A business does not need to panic about every email, but it does need practical habits that help employees recognize unusual requests and report suspicious messages before damage spreads.

How trusted-looking requests create risk

Many email fraud attempts rely on trust. A message may look like a request to change payment details, approve an invoice, open a shared file, reset a password, confirm account information, or respond urgently to a manager or executive.

Common business risk patterns include fake invoices, vendor or customer impersonation, requests to change payment information, urgent requests for wire transfers or gift cards, fake file-sharing links, password reset prompts, routine-looking attachments, and messages that pressure the recipient to act immediately.

Ransomware and business disruption

Ransomware is a business disruption risk. At a high level, systems or data may become unavailable, unusable, or unreliable. The impact can affect operations, customer service, billing, employee work, vendor coordination, and leadership decision making.

The practical business response is not only about technology. It includes access control, backup readiness, employee reporting, leadership communication, vendor coordination, and knowing what systems matter most for recovery.

Businesses should avoid waiting until a disruption to learn whether backups work, who can make recovery decisions, who contacts vendors, and how employees should report suspicious activity.

Verification habits that reduce mistakes

Verification habits help employees slow down at the right moment. When a request involves money, credentials, sensitive files, unusual urgency, or a change in normal process, employees should be encouraged to pause and confirm through a separate trusted channel.

For example, payment changes should be verified outside the original email thread. Unusual executive or vendor requests should be confirmed. Employees should be cautious with unexpected attachments and links, and they should ask before entering credentials into unexpected prompts.

  • Pause before acting on urgent requests involving money, credentials, or sensitive data.
  • Verify payment changes through a separate trusted channel.
  • Confirm unusual executive, customer, or vendor requests.
  • Do not rely only on email replies for sensitive changes.
  • Be cautious with unexpected attachments and links.
  • Report suspicious messages quickly.
  • Avoid shame or blame so employees report faster.

Access, backups, and reporting

Phishing and ransomware exposure is reduced when sensitive systems are not open to unnecessary access.

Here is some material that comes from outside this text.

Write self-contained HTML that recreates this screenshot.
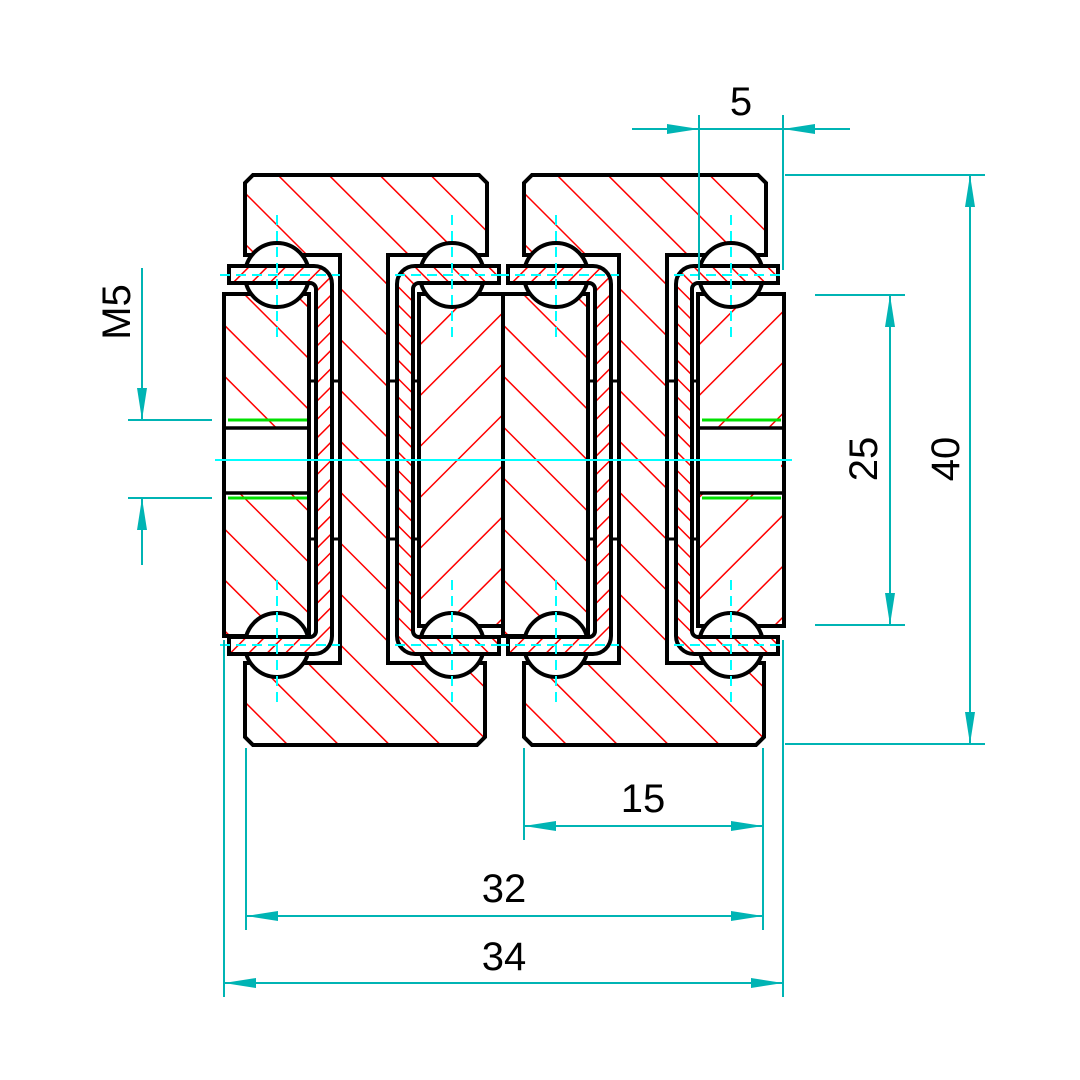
<!DOCTYPE html>
<html><head><style>html,body{margin:0;padding:0;background:#fff}svg{display:block}</style></head>
<body>
<svg width="1080" height="1080" viewBox="0 0 1080 1080" xmlns="http://www.w3.org/2000/svg">
<defs>
<pattern id="bk" patternUnits="userSpaceOnUse" width="36" height="36" patternTransform="rotate(-45)"><line x1="0" y1="0" x2="0" y2="36" stroke="#f00" stroke-width="3"/></pattern>
<pattern id="fw" patternUnits="userSpaceOnUse" width="36" height="36" patternTransform="rotate(45)"><line x1="0" y1="0" x2="0" y2="36" stroke="#f00" stroke-width="3"/></pattern>
<pattern id="bks" patternUnits="userSpaceOnUse" width="13" height="13" patternTransform="rotate(-45)"><line x1="0" y1="0" x2="0" y2="13" stroke="#f00" stroke-width="3"/></pattern>
<pattern id="fws" patternUnits="userSpaceOnUse" width="13" height="13" patternTransform="rotate(45)"><line x1="0" y1="0" x2="0" y2="13" stroke="#f00" stroke-width="3"/></pattern>
<g id="asm">
  <path d="M253,175 H479 L487,183 V255 H388 V663 H485 V737 L477,745 H253 L245,737 V663 H340 V255 H245 V183 Z" fill="url(#bk)" stroke="#000" stroke-width="4"/>
  <rect x="224" y="294" width="85" height="342" fill="#fff"/>
  <rect x="224" y="294" width="85" height="342" fill="url(#bk)" stroke="#000" stroke-width="4"/>
  <rect x="419" y="294" width="86" height="332" fill="#fff"/>
  <rect x="419" y="294" width="86" height="332" fill="url(#fw)" stroke="#000" stroke-width="4"/>
  <g fill="#fff" stroke="#000" stroke-width="4">
    <circle cx="277" cy="275" r="32"/><circle cx="452" cy="275" r="32"/>
    <circle cx="277" cy="645" r="32"/><circle cx="452" cy="645" r="32"/>
  </g>
  <path d="M229,266 H314 A18,18 0 0 1 332,284 V636 A18,18 0 0 1 314,654 H229 V637 H310 A6,6 0 0 0 316,631 V289 A6,6 0 0 0 310,283 H229 Z" fill="#fff"/>
  <path d="M229,266 H314 A18,18 0 0 1 332,284 V636 A18,18 0 0 1 314,654 H229 V637 H310 A6,6 0 0 0 316,631 V289 A6,6 0 0 0 310,283 H229 Z" fill="url(#fws)" stroke="#000" stroke-width="4"/>
  <path d="M499,266 H415 A18,18 0 0 0 397,284 V636 A18,18 0 0 0 415,654 H499 V637 H419 A6,6 0 0 1 413,631 V289 A6,6 0 0 1 419,283 H499 Z" fill="#fff"/>
  <path d="M499,266 H415 A18,18 0 0 0 397,284 V636 A18,18 0 0 0 415,654 H499 V637 H419 A6,6 0 0 1 413,631 V289 A6,6 0 0 1 419,283 H499 Z" fill="url(#bks)" stroke="#000" stroke-width="4"/>
  <g stroke="#000" stroke-width="3">
    <line x1="308" y1="381" x2="316" y2="381"/><line x1="332" y1="381" x2="340" y2="381"/>
    <line x1="308" y1="539" x2="316" y2="539"/><line x1="332" y1="539" x2="340" y2="539"/>
    <line x1="388" y1="381" x2="397" y2="381"/><line x1="413" y1="381" x2="420" y2="381"/>
    <line x1="388" y1="539" x2="397" y2="539"/><line x1="413" y1="539" x2="420" y2="539"/>
  </g>
  <g stroke="#00ffff" stroke-width="2" stroke-dasharray="10,6">
    <line x1="277" y1="215" x2="277" y2="340"/><line x1="452" y1="215" x2="452" y2="340"/>
    <line x1="277" y1="580" x2="277" y2="705"/><line x1="452" y1="580" x2="452" y2="705"/>
    <line x1="220" y1="275" x2="340" y2="275"/><line x1="395" y1="275" x2="505" y2="275"/>
    <line x1="220" y1="645" x2="340" y2="645"/><line x1="395" y1="645" x2="505" y2="645"/>
  </g>
</g>
<g id="hole">
  <rect x="226" y="428" width="81" height="65" fill="#fff"/>
  <line x1="224" y1="428" x2="309" y2="428" stroke="#000" stroke-width="3.5"/>
  <line x1="224" y1="493" x2="309" y2="493" stroke="#000" stroke-width="3.5"/>
  <line x1="228" y1="420" x2="307" y2="420" stroke="#00e000" stroke-width="3"/>
  <line x1="228" y1="498" x2="307" y2="498" stroke="#00e000" stroke-width="3"/>
</g>
</defs>
<use href="#asm"/>
<use href="#asm" transform="translate(279,0)"/>
<use href="#hole"/>
<use href="#hole" transform="translate(474,0)"/>
<line x1="215" y1="460" x2="792" y2="460" stroke="#00ffff" stroke-width="2"/>
<g stroke="#00b4b4" stroke-width="2" fill="none">
  <line x1="632" y1="129" x2="850" y2="129"/>
  <line x1="699" y1="115" x2="699" y2="280"/><line x1="783" y1="115" x2="783" y2="270"/>
  <line x1="785" y1="175" x2="985" y2="175"/><line x1="785" y1="744" x2="985" y2="744"/>
  <line x1="970" y1="175" x2="970" y2="744"/>
  <line x1="815" y1="295" x2="905" y2="295"/><line x1="815" y1="625" x2="905" y2="625"/>
  <line x1="890" y1="295" x2="890" y2="625"/>
  <line x1="142" y1="268" x2="142" y2="420"/><line x1="142" y1="498" x2="142" y2="565"/>
  <line x1="128" y1="420" x2="212" y2="420"/><line x1="128" y1="498" x2="212" y2="498"/>
  <line x1="524" y1="748" x2="524" y2="840"/><line x1="763" y1="748" x2="763" y2="930"/>
  <line x1="524" y1="826" x2="763" y2="826"/>
  <line x1="246" y1="748" x2="246" y2="930"/><line x1="246" y1="916" x2="763" y2="916"/>
  <line x1="224" y1="640" x2="224" y2="997"/><line x1="783" y1="640" x2="783" y2="997"/>
  <line x1="224" y1="983" x2="783" y2="983"/>
</g>
<g fill="#00b4b4">
  <polygon points="699,129 667,124 667,134"/><polygon points="783,129 815,124 815,134"/>
  <polygon points="970,175 965,207 975,207"/><polygon points="970,744 965,712 975,712"/>
  <polygon points="890,295 885,327 895,327"/><polygon points="890,625 885,593 895,593"/>
  <polygon points="142,420 137,388 147,388"/><polygon points="142,498 137,530 147,530"/>
  <polygon points="524,826 556,821 556,831"/><polygon points="763,826 731,821 731,831"/>
  <polygon points="246,916 278,911 278,921"/><polygon points="763,916 731,911 731,921"/>
  <polygon points="224,983 256,978 256,988"/><polygon points="783,983 751,978 751,988"/>
</g>
<g font-family="Liberation Sans, sans-serif" font-size="40" fill="#000" text-anchor="middle">
  <text x="741" y="115">5</text>
  <text x="643" y="812">15</text>
  <text x="504" y="902">32</text>
  <text x="504" y="970">34</text>
  <text transform="translate(959,459) rotate(-90)">40</text>
  <text transform="translate(877,459) rotate(-90)">25</text>
  <text transform="translate(130,312) rotate(-90)">M5</text>
</g>
</svg>
</body></html>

Businesses should limit access to important systems, use multi-factor authentication for critical accounts, and remove former employee or old vendor access when it is no longer needed.

Backups also matter. Protected and tested backups can reduce the impact of deletion, disruption, or unavailable data. A backup plan is strongest when the business knows what is backed up, who can access backups, and whether restore procedures have been tested.

Reporting should be simple. Employees should know who to contact when something looks wrong. After an incident or near miss, the business should review what happened and improve controls, training, or procedures without turning every honest mistake into a blame exercise.

Business takeaway

Phishing, email fraud, and ransomware cannot be solved by one tool. They require practical verification habits, employee training, access control, backup readiness, and quick reporting.

The strongest approach is realistic. Businesses should assume that employees will face convincing messages and urgent requests. The goal is to give people simple habits, clear reporting paths, and enough support to stop small mistakes from becoming larger disruptions.